Deployment of 5G networks: The first major rollouts of 5G across the globe began this year, enabling greater cellular data speeds than ever before and its availability is rapidly expanding. With Ookla’s 5G map you can even track where 5G networks are popping up in near real-time.
Consumers are not only enjoying more tech-enabled ways of living but also becoming more conscious of sustainability in their daily lives, characterised by greater levels of awareness and environmentally driven decision making that appears to be here to stay in 2020 and beyond. This trend is increasingly visible with the rise of:
Ethical brands: Consumers are showing a growing desire to know where their products come from, opting for brands that boast organic materials, ethical sourcing, and fair production. Ethical fashion label Everlane is a clear example. The brand boasts “radically transparent prices” and ethical sourcing, and is thriving with sales catapulting to $488 million in Q3 earnings this year. Everlane is consistent with its ethical image, using Black Friday sales as an opportunity to give back by donating a percentage of its earnings during this time to the Black Friday Fund which is expected to reach over $1 million by the end of this year.
Waste elimination: Big brands are also getting on board by putting their face to green initiatives, whether it be their packaging, procedures, or carbon offsetting efforts to name a few. In January this year, companies such as Nestle, Procter & Gamble, and PepsiCo teamed up with Loop, a subscription home delivery service for foods and household goods that utilises reusable packaging.
Recycling/Reusability: Reusable cups are now a staple for most coffee drinkers with several new retailers enjoying success in this market, symbolising a collective shift away from disposable materials. We see recyclable packaging steadily prevailing globally with Germany encouraging residents to opt for tap water over bottled and announcing plans to ban single plastics earlier this year. Searches for “eco friendly” have risen from this time last year and remain higher.

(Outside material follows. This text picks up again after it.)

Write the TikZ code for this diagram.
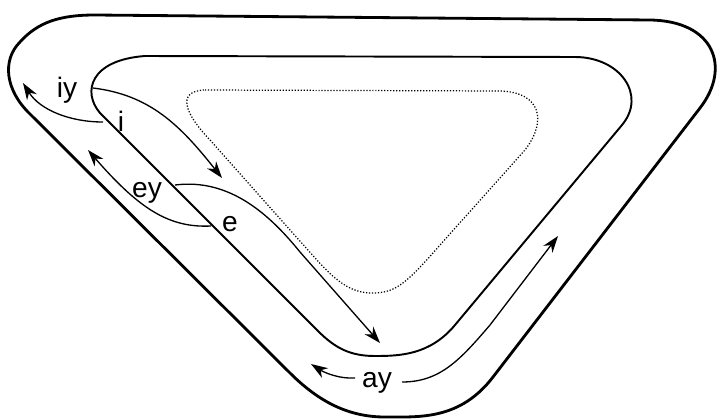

From becoming more assertive about how we consume products, we’ve naturally progressed to also thinking more about what we consume. Health is obviously no new trend but it’s now clearer than ever that when consumers catch wind of the latest diets, health foods, and other health products, they’re likely to go mainstream and fast, as we’ve seen with:
Plant-based diet: We’re seeing significant increases in consumers adopting plant-based diets in countries such as the UK, US, Australia, and Denmark, Finland, and Sweeden. Reflecting the diet’s growing popularity, Burger King partnered with plant-based food producer Impossible Foods to release its plant-based Impossible Whopper in August this year and was met with huge success.
CBD oil: The legalisation of CBD in 2018 saw the industry boom in 2019, with predictions the market could reach $20 billion by 2024 and Canadian company Canopy recently announcing plans to expand its $6.4 billion company into the US market. However, based on Google searches for “CBD oil” over the past 12 months, this trend may have already reached its peak so time will tell if these projects are to eventuate.
Alcohol-free: Alcohol consumption is rising globally but traditionally larger consumers including, Russia, UK, and Australia are reportedly cutting back. This means growing success for the non-alcoholic beverage market, marked by Diageo’s purchase of ‘the world’s first alcohol-free spirit’ Seedlip back in August. This could be a seasonal trend as Google searches reveal interest rose significantly for “non-alcoholic” in December last year before plateauing at the start of 2019 and now rising once again from December 2019 onwards.
So where are we being influenced by these trends? Our purchasing habits are heavily swayed by our ability to buy almost anything at the touch of a button and the online realm is expanding day by day through broadening communication channels;
Direct-to-customer (D2C): The subscription industry alone is driving the resurgence of D2C sales YoY, with a 22% revenue increase in 2019, driven by crowding of the subscription box market. This year, Nike successfully captured the potential of D2C by strengthening its digital efforts to bring a 42% increase of digital business in Q1.
Social media influencers: Skyrocketing over the past few years, the power of social media influencers on platforms such as Instagram, Facebook, and YouTube is coming to light with the industry expected to hit $15 billion by 2022 and influencer channels are proving to have a direct impact on their purchasing decisions.
TikTok: Although not new to the game, video-sharing app TikTok peaked this year following its 2017 worldwide release, reaching 500 million users this year, but based on Google searches, interest appears to be settling back down again. Created by Beijing-owned company, ByteDance, the Chinese market are well-acquainted with the platform as their equivalent, Douyin (抖音), launched back in 2016.
Chinese consumers are similarly being strongly influenced by burgeoning social media platforms and the flourishing e-commerce market. These combined are dictating purchasing decisions and unlocking the spending power of previously untapped markets, as we're seeing through a number of ways;
Webcasting: Live streaming is China’s answer to Western social media influencer platforms like Instagram and YouTube. Covering markets such as entertainment, gaming, e-commerce, and education, the industry is booming in 2019, with Alibaba brand Taobao generating over $15 billion in gross merchandise revenue in 2018; an increase close to 400% YoY through its live streaming sessions on its platform Tabao Live.